И присовокупляю к сказанному глубокий вздох. Вдова Конерсман замирает на месте, как парализованная. Потом луч света, судорожно задрожав, бешено скачет по крестам и памятникам в направлении подворотни.
— Да помилует Господь и твою грешную душу!.. — тихо завываю я ей вслед.
Я с удовольствием произнес бы что-нибудь в духе Брюггемана, но вынужден наступить себе на горло: то, что я сказал до этого, не дает ей оснований заявлять на меня в полицию, если она поймет, что происходит.
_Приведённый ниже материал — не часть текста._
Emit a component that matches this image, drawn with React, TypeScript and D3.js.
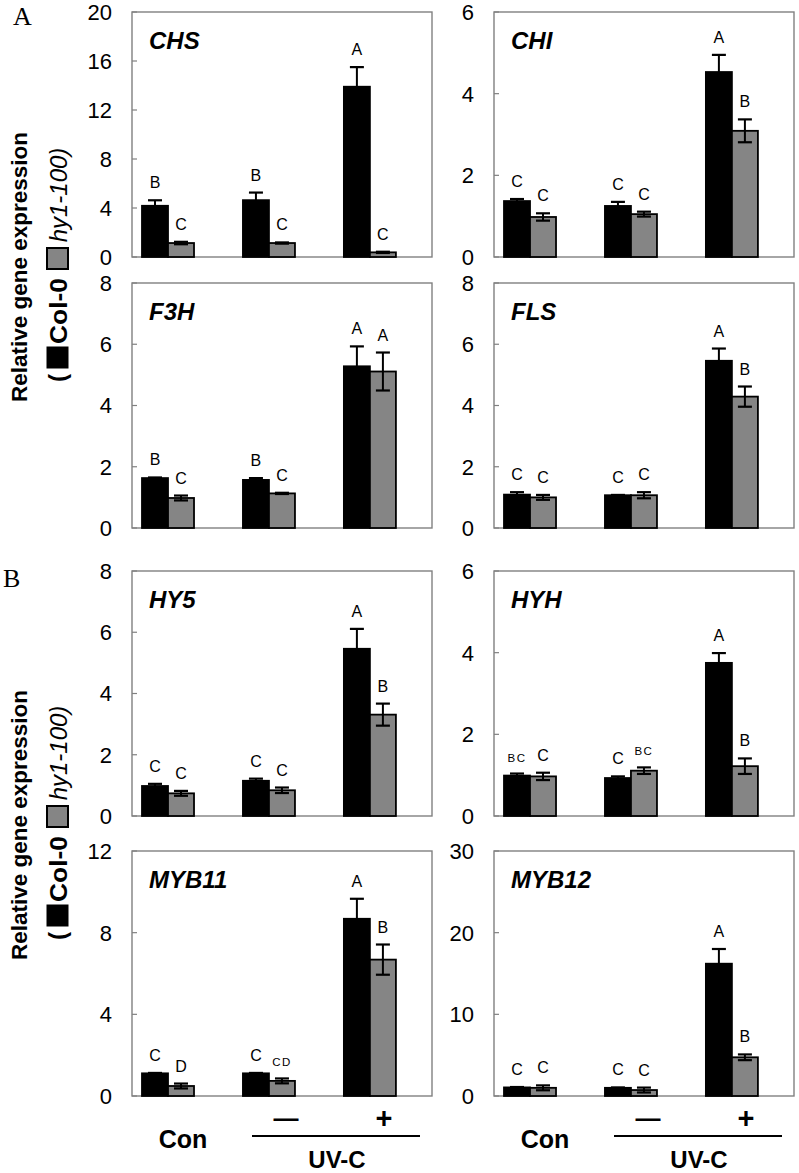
import React from 'react';
import * as d3 from 'd3';

// ---------- DATA ----------
const groups = ['Con', 'UV-C −', 'UV-C +'];

const chsCol = [4.18, 4.64, 13.9];
const chsColErr = [0.45, 0.62, 1.6];
const chsHy = [1.14, 1.14, 0.38];
const chsHyErr = [0.1, 0.05, 0.05];
const chsColSig = ['B', 'B', 'A'];
const chsHySig = ['C', 'C', 'C'];
const chsTicks = [0, 4, 8, 12, 16, 20];

const chiCol = [1.37, 1.25, 4.53];
const chiColErr = [0.05, 0.1, 0.42];
const chiHy = [0.98, 1.05, 3.09];
const chiHyErr = [0.09, 0.06, 0.28];
const chiColSig = ['C', 'C', 'A'];
const chiHySig = ['C', 'C', 'B'];
const chiTicks = [0, 2, 4, 6];

const f3hCol = [1.63, 1.57, 5.28];
const f3hColErr = [0.02, 0.06, 0.65];
const f3hHy = [0.98, 1.13, 5.11];
const f3hHyErr = [0.08, 0.02, 0.62];
const f3hColSig = ['B', 'B', 'A'];
const f3hHySig = ['C', 'C', 'A'];
const f3hTicks = [0, 2, 4, 6, 8];

const flsCol = [1.09, 1.07, 5.46];
const flsColErr = [0.08, 0.01, 0.4];
const flsHy = [1.0, 1.07, 4.29];
const flsHyErr = [0.08, 0.1, 0.33];
const flsColSig = ['C', 'C', 'A'];
const flsHySig = ['C', 'C', 'B'];
const flsTicks = [0, 2, 4, 6, 8];

const hy5Col = [0.98, 1.15, 5.46];
const hy5ColErr = [0.07, 0.07, 0.65];
const hy5Hy = [0.74, 0.84, 3.31];
const hy5HyErr = [0.08, 0.09, 0.36];
const hy5ColSig = ['C', 'C', 'A'];
const hy5HySig = ['C', 'C', 'B'];
const hy5Ticks = [0, 2, 4, 6, 8];

const hyhCol = [0.99, 0.93, 3.75];
const hyhColErr = [0.05, 0.04, 0.24];
const hyhHy = [0.97, 1.11, 1.22];
const hyhHyErr = [0.09, 0.08, 0.19];
const hyhColSig = ['BC', 'C', 'A'];
const hyhHySig = ['C', 'BC', 'B'];
const hyhTicks = [0, 2, 4, 6];

const myb11Col = [1.11, 1.11, 8.68];
const myb11ColErr = [0.02, 0.02, 0.98];
const myb11Hy = [0.49, 0.74, 6.68];
const myb11HyErr = [0.12, 0.12, 0.74];
const myb11ColSig = ['C', 'C', 'A'];
const myb11HySig = ['D', 'CD', 'B'];
const myb11Ticks = [0, 4, 8, 12];

const myb12Col = [1.05, 1.0, 16.2];
const myb12ColErr = [0.05, 0.05, 1.8];
const myb12Hy = [1.0, 0.73, 4.74];
const myb12HyErr = [0.3, 0.3, 0.35];
const myb12ColSig = ['C', 'C', 'A'];
const myb12HySig = ['C', 'C', 'B'];
const myb12Ticks = [0, 10, 20, 30];

const panels = [
  { gene: 'CHS', col: 0, row: 0, c: chsCol, ce: chsColErr, h: chsHy, he: chsHyErr, cs: chsColSig, hs: chsHySig, ticks: chsTicks },
  { gene: 'CHI', col: 1, row: 0, c: chiCol, ce: chiColErr, h: chiHy, he: chiHyErr, cs: chiColSig, hs: chiHySig, ticks: chiTicks },
  { gene: 'F3H', col: 0, row: 1, c: f3hCol, ce: f3hColErr, h: f3hHy, he: f3hHyErr, cs: f3hColSig, hs: f3hHySig, ticks: f3hTicks },
  { gene: 'FLS', col: 1, row: 1, c: flsCol, ce: flsColErr, h: flsHy, he: flsHyErr, cs: flsColSig, hs: flsHySig, ticks: flsTicks },
  { gene: 'HY5', col: 0, row: 2, c: hy5Col, ce: hy5ColErr, h: hy5Hy, he: hy5HyErr, cs: hy5ColSig, hs: hy5HySig, ticks: hy5Ticks },
  { gene: 'HYH', col: 1, row: 2, c: hyhCol, ce: hyhColErr, h: hyhHy, he: hyhHyErr, cs: hyhColSig, hs: hyhHySig, ticks: hyhTicks },
  { gene: 'MYB11', col: 0, row: 3, c: myb11Col, ce: myb11ColErr, h: myb11Hy, he: myb11HyErr, cs: myb11ColSig, hs: myb11HySig, ticks: myb11Ticks },
  { gene: 'MYB12', col: 1, row: 3, c: myb12Col, ce: myb12ColErr, h: myb12Hy, he: myb12HyErr, cs: myb12ColSig, hs: myb12HySig, ticks: myb12Ticks },
];

// ---------- LAYOUT ----------
const W = 799;
const H = 1173;
const COLS = [
  { left: 132, right: 432 },
  { left: 494, right: 794 },
];
const ROW_TOPS = [12, 283, 571, 851];
const PANEL_H = 245;
const SANS = '"Liberation Sans", Arial, Helvetica, sans-serif';
const SERIF = '"Liberation Serif", "Times New Roman", serif';
const AXIS_COLOR = '#808080';
const GRAY = '#858585';

function Panel({ p }: { p: any }) {
  const { left, right } = COLS[p.col];
  const top = ROW_TOPS[p.row];
  const bottom = top + PANEL_H;
  const w = right - left;
  const x = d3.scalePoint<string>().domain(groups).range([left + 0.12 * w, left + 0.793 * w]);
  const bw = 0.0867 * w;
  const yMax = p.ticks[p.ticks.length - 1];
  const y = d3.scaleLinear().domain([0, yMax]).range([bottom, top]);
  const capW = 7;

  const bars: any[] = [];
  groups.forEach((g, i) => {
    const cx = x(g) as number;
    bars.push({ key: 'c' + i, x0: cx - bw, v: p.c[i], e: p.ce[i], sig: p.cs[i], fill: '#000' });
    bars.push({ key: 'h' + i, x0: cx, v: p.h[i], e: p.he[i], sig: p.hs[i], fill: GRAY });
  });

  return (
    <g>
      <rect x={left} y={top} width={w} height={PANEL_H} fill="none" stroke={AXIS_COLOR} strokeWidth={1.4} />
      {p.ticks.map((t: number) => (
        <g key={t}>
          <line x1={left} x2={left + 5} y1={y(t)} y2={y(t)} stroke={AXIS_COLOR} strokeWidth={1.2} />
          <text x={left - 20} y={y(t)} dy="0.36em" textAnchor="end" fontFamily={SANS} fontSize={22} fill="#000">
            {t}
          </text>
        </g>
      ))}
      {bars.map((b) => {
        const cx = b.x0 + bw / 2;
        const yt = y(b.v);
        const ye = y(b.v + b.e);
        const yb = y(Math.max(0, b.v - b.e));
        const small = b.sig.length > 1;
        return (
          <g key={b.key}>
            <rect x={b.x0} y={yt} width={bw} height={bottom - yt} fill={b.fill} stroke="#000" strokeWidth={1.8} />
            <line x1={cx} x2={cx} y1={ye} y2={yb} stroke="#000" strokeWidth={2} />
            <line x1={cx - capW} x2={cx + capW} y1={ye} y2={ye} stroke="#000" strokeWidth={2.2} />
            <line x1={cx - capW} x2={cx + capW} y1={yb} y2={yb} stroke="#000" strokeWidth={2.2} />
            <text
              x={cx}
              y={ye - 12}
              textAnchor="middle"
              fontFamily={SANS}
              fontSize={small ? 11.5 : 16}
              letterSpacing={small ? 1.5 : 0}
              fill="#000"
            >
              {b.sig}
            </text>
          </g>
        );
      })}
      <text x={left + 17} y={top + 37} fontFamily={SANS} fontSize={24} fontWeight="bold" fontStyle="italic" fill="#000">
        {p.gene}
      </text>
    </g>
  );
}

function YLabel({ dy }: { dy: number }) {
  const rot = (xx: number, yy: number) => `translate(${xx},${yy}) rotate(-90)`;
  return (
    <g>
      <text transform={rot(27, 267 + dy)} textAnchor="middle" fontFamily={SANS} fontSize={22.5} fontWeight="bold" fill="#000">
        Relative gene expression
      </text>
      <text transform={rot(66, 378 + dy)} textAnchor="middle" fontFamily={SANS} fontSize={24} fontWeight="bold" fill="#000">
        (
      </text>
      <rect x={47} y={347 + dy} width={21} height={21} fill="#000" stroke="#000" strokeWidth={1} />
      <text transform={rot(67, 311 + dy)} textAnchor="middle" fontFamily={SANS} fontSize={24} fontWeight="bold" fill="#000" textLength={66} lengthAdjust="spacingAndGlyphs">
        Col-0
      </text>
      <rect x={47} y={248 + dy} width={21} height={21} fill={GRAY} stroke="#000" strokeWidth={2} />
      <text transform={rot(67, 195 + dy)} textAnchor="middle" fontFamily={SANS} fontSize={24} fontStyle="italic" fill="#000">
        hy1-100)
      </text>
    </g>
  );
}

function XLabels({ col }: { col: number }) {
  const { left } = COLS[col];
  return (
    <g fontFamily={SANS} fontWeight="bold" fill="#000">
      <text x={left + 51} y={1148} textAnchor="middle" fontSize={25}>Con</text>
      <text x={left + 154} y={1127} textAnchor="middle" fontSize={25}>—</text>
      <text x={left + 252} y={1128} textAnchor="middle" fontSize={29}>+</text>
      <line x1={left + 120} x2={left + 288} y1={1136} y2={1136} stroke="#000" strokeWidth={2} />
      <text x={left + 205} y={1168} textAnchor="middle" fontSize={24}>UV-C</text>
    </g>
  );
}

export default function App() {
  return (
    <svg
      width={W}
      height={H}
      viewBox={`0 0 ${W} ${H}`}
      style={{ position: 'absolute', left: 0, top: 0, background: '#fff' }}
    >
      <rect x={0} y={0} width={W} height={H} fill="#fff" />
      <text x={13} y={25} fontFamily={SERIF} fontSize={26} fill="#000">A</text>
      <text x={3} y={587} fontFamily={SERIF} fontSize={26} fill="#000">B</text>
      <YLabel dy={0} />
      <YLabel dy={558} />
      {panels.map((p) => (
        <Panel key={p.gene} p={p} />
      ))}
      <XLabels col={0} />
      <XLabels col={1} />
    </svg>
  );
}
Но она не понимает. Прокравшись вдоль стены на улицу, она, как сумасшедшая, несется к своему дому. Я еще слышу, как она икает от страха, потом все стихает.
21
Я осторожно, деликатно выпроваживаю из конторы бывшего почтальона Рота, маленького человечка, во время войны разносившего в нашем районе почту. Рот был человек восприимчивый и чувствительный и принимал слишком близко к сердцу свою роль вестника смерти. В мирное время его всегда встречали с радостью, а во время войны он быстро превратился в зловещую фигуру, которая внушала только страх. Он приносил повестки на фронт и фирменные конверты военного ведомства с сообщением: «...пал смертью храбрых на поле брани», которых боялись как огня, и чем дольше длилась война, тем чаще он их приносил, и его появление вызывало панику, слезы и проклятия. Когда Рот однажды доставил такой конверт сам себе, а через неделю еще один, жизнь его полетела под откос. Он стал тихим и слегка помешался, и начальство быстро отправило его на пенсию. Тем самым он, как и многие другие, был обречен на медленную голодную смерть в результате инфляции, поскольку пенсионерам всегда слишком поздно индексировали пенсии. Несколько знакомых взяли на себя заботу о нем, и через два-три года после войны он снова начал выходить из дома. Но рассудок его так и не прояснился. Он думает, что по-прежнему работает почтальоном, и бродит по городу в своей старой форменной фуражке, разнося почту. Но теперь, после стольких страшных известий, он хочет приносить людям добрые вести и, собирая старые конверты и почтовые открытки, где только может, вручает их как послания из русских лагерей для военнопленных. Те, кого считают погибшими, на самом деле живы, говорит он. Они скоро вернутся домой.